=== Task requirements ===
Your task is to retype, word for word, the lines from the start of the data through the line holding "15, 20, 25]". Do not include the pictures.

=== Given material ===
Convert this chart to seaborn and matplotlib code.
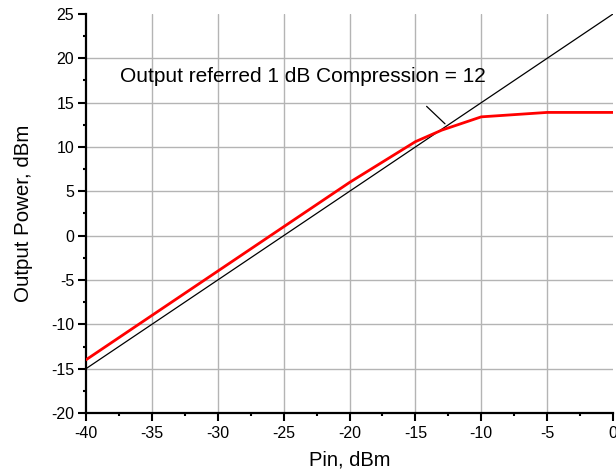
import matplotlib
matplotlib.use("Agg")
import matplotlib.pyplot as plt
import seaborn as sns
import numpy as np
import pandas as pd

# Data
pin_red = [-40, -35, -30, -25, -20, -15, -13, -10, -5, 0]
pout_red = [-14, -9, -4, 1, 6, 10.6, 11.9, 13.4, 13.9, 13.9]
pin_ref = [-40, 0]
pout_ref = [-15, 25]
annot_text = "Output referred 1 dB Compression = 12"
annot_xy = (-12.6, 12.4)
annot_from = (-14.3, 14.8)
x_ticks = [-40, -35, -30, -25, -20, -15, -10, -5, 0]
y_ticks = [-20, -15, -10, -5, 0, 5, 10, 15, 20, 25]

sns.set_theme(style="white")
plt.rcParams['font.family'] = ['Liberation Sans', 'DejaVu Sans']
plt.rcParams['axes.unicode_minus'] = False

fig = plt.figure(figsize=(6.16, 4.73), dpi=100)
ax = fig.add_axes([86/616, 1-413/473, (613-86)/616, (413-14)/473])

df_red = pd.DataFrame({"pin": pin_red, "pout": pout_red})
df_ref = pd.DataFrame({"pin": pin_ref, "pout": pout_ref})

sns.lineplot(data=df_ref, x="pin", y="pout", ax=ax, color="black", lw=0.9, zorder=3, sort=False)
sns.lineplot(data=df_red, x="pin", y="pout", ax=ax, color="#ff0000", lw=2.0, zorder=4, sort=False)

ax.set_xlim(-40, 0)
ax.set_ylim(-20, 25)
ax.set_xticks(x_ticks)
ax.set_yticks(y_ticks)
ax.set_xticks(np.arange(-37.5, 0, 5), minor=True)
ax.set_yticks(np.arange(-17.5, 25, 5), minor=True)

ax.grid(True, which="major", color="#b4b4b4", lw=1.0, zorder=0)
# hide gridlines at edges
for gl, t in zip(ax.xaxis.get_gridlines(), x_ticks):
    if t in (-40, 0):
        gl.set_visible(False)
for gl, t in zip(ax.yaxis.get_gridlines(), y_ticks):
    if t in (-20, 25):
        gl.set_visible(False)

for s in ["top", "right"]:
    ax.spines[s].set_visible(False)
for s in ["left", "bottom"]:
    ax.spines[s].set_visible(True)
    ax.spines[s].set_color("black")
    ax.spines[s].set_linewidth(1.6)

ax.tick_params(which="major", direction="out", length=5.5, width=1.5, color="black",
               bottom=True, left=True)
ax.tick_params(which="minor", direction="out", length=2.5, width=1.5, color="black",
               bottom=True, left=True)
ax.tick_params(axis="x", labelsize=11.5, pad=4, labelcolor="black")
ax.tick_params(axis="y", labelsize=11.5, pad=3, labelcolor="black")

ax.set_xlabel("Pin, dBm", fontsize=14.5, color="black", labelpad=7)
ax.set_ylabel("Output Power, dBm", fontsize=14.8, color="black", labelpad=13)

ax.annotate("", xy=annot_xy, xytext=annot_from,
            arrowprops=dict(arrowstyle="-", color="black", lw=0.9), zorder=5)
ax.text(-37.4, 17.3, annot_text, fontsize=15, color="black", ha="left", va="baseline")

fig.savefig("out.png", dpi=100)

=== Response to this task ===
Convert this chart to seaborn and matplotlib code.
import matplotlib
matplotlib.use("Agg")
import matplotlib.pyplot as plt
import seaborn as sns
import numpy as np
import pandas as pd

# Data
pin_red = [-40, -35, -30, -25, -20, -15, -13, -10, -5, 0]
pout_red = [-14, -9, -4, 1, 6, 10.6, 11.9, 13.4, 13.9, 13.9]
pin_ref = [-40, 0]
pout_ref = [-15, 25]
annot_text = "Output referred 1 dB Compression = 12"
annot_xy = (-12.6, 12.4)
annot_from = (-14.3, 14.8)
x_ticks = [-40, -35, -30, -25, -20, -15, -10, -5, 0]
y_ticks = [-20, -15, -10, -5, 0, 5, 10, 15, 20, 25]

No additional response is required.